## Task prompt
Take the lines from the beginning of the data below through the line holding "import matplotlib.pyplot as plt" and return exactly those.
Begin Collected data
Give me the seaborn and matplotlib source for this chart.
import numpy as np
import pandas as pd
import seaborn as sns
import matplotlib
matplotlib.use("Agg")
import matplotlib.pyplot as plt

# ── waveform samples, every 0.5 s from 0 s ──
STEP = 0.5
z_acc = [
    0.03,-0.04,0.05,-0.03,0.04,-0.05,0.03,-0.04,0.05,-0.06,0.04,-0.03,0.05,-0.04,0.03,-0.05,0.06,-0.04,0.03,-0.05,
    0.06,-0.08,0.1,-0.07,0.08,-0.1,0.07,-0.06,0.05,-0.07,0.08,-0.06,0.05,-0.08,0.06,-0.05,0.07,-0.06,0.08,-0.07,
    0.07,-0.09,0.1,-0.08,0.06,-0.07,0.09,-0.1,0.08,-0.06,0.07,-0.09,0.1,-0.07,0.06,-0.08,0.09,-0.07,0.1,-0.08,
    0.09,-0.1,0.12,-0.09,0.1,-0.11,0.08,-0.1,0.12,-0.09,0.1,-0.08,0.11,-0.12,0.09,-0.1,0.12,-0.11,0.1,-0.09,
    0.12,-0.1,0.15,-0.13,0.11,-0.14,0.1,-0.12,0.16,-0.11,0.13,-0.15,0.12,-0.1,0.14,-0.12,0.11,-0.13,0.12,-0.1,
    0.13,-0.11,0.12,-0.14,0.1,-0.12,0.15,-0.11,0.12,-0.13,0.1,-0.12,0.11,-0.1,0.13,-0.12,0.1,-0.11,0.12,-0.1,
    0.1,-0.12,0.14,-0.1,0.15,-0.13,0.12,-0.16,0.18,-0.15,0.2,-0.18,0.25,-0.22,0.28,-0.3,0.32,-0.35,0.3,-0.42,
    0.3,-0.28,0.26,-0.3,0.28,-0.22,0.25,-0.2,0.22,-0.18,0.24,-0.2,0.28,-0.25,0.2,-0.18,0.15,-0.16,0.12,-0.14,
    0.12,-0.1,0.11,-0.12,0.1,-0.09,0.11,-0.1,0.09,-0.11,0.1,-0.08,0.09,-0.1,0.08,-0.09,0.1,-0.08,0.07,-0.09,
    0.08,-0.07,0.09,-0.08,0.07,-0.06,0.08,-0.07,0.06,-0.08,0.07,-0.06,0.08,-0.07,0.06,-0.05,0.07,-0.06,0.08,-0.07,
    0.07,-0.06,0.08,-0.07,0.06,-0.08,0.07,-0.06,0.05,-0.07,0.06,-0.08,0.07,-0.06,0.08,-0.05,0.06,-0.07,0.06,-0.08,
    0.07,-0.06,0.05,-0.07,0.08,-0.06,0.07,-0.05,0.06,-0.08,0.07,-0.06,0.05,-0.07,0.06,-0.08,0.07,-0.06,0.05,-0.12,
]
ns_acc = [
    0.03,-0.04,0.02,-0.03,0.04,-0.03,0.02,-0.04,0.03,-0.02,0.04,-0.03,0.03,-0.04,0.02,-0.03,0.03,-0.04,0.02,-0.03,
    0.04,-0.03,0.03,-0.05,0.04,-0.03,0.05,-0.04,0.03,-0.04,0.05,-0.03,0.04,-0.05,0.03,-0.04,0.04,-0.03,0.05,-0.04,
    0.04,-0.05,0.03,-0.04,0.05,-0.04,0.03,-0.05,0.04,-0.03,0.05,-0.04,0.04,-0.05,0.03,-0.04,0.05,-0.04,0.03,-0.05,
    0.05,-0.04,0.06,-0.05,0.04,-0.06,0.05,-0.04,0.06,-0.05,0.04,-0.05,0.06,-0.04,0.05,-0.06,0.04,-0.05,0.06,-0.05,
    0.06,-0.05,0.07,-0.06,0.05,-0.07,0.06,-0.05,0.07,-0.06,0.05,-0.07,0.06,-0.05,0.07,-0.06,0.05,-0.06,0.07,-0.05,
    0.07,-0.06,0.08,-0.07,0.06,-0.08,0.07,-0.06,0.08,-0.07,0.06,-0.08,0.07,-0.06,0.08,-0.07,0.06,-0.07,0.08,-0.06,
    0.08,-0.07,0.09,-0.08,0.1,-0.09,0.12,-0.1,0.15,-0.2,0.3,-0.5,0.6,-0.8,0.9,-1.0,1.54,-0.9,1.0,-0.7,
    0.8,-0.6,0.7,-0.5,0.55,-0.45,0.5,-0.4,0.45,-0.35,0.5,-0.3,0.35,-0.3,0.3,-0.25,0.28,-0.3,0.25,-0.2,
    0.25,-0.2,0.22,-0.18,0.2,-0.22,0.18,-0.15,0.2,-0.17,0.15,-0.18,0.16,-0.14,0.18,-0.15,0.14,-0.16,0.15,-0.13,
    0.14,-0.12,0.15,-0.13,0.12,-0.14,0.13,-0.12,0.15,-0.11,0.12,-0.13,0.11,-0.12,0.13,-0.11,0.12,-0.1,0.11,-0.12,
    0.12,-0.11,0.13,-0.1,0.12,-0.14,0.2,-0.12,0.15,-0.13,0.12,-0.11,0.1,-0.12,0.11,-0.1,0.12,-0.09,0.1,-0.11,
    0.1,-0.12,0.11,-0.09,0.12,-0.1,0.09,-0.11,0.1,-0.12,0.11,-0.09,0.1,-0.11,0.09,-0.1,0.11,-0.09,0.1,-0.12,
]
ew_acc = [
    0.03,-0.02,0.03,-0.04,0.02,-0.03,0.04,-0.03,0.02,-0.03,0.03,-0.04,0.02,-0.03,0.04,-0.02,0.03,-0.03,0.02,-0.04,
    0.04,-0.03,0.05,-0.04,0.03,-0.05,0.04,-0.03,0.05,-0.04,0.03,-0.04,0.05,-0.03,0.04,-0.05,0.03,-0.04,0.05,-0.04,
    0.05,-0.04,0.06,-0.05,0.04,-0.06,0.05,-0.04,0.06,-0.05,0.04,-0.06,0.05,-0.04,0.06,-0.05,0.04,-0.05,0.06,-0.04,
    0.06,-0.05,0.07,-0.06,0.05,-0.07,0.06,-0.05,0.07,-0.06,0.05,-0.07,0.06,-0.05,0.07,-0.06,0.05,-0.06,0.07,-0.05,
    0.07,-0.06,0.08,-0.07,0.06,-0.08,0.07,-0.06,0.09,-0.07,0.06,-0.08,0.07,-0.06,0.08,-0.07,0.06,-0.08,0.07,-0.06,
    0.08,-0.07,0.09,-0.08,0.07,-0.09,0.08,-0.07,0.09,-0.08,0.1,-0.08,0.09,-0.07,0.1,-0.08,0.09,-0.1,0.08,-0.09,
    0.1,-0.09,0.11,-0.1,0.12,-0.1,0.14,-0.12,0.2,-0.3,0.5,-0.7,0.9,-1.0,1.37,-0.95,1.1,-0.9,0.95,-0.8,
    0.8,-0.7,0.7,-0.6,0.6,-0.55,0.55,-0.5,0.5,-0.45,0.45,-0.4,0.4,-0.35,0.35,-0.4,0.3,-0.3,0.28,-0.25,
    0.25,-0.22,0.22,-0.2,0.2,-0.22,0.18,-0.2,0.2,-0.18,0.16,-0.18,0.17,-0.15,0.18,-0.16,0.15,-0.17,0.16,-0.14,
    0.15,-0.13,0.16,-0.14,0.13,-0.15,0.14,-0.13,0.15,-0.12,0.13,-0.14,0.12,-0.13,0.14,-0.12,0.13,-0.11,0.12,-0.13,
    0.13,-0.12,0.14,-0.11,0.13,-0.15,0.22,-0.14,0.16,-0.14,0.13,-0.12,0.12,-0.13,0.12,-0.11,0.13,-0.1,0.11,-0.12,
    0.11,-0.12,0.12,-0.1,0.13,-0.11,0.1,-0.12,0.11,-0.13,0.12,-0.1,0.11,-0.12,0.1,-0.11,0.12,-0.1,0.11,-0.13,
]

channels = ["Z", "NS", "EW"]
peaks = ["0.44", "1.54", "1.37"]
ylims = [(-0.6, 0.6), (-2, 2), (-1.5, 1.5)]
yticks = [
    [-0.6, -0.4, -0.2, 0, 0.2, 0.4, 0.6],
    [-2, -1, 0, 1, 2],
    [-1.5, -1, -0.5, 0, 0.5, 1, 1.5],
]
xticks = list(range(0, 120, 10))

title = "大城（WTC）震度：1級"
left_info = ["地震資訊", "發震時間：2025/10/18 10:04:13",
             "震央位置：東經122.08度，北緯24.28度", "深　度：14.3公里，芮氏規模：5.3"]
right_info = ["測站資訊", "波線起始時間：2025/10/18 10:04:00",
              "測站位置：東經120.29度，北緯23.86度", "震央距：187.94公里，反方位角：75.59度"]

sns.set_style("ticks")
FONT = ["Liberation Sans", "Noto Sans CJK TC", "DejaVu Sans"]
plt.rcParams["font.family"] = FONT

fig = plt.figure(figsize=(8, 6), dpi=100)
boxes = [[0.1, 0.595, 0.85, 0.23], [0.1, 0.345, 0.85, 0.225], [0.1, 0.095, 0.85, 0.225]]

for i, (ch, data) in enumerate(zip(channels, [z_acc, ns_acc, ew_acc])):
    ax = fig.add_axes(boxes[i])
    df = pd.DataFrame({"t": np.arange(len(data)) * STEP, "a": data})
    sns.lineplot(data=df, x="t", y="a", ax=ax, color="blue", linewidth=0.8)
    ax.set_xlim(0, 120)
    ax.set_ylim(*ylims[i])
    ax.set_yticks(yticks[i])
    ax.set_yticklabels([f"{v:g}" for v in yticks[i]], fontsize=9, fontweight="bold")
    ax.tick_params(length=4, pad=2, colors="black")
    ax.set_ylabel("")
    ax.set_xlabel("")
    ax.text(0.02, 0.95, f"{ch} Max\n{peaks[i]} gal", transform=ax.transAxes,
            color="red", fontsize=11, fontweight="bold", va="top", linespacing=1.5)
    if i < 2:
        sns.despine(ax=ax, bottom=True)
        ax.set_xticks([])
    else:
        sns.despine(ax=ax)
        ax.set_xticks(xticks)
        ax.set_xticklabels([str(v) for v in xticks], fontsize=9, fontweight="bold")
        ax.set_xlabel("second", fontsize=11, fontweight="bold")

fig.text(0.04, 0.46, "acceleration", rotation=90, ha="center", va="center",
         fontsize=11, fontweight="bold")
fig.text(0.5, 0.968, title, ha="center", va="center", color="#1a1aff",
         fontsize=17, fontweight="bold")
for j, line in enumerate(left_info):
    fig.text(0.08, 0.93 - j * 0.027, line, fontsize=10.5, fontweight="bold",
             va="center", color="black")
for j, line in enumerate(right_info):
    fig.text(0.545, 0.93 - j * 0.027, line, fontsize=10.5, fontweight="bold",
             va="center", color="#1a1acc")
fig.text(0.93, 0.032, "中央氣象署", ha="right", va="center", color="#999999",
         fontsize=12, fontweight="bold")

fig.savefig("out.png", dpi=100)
End Collected data
## Exercise output
Give me the seaborn and matplotlib source for this chart.
import numpy as np
import pandas as pd
import seaborn as sns
import matplotlib
matplotlib.use("Agg")
import matplotlib.pyplot as plt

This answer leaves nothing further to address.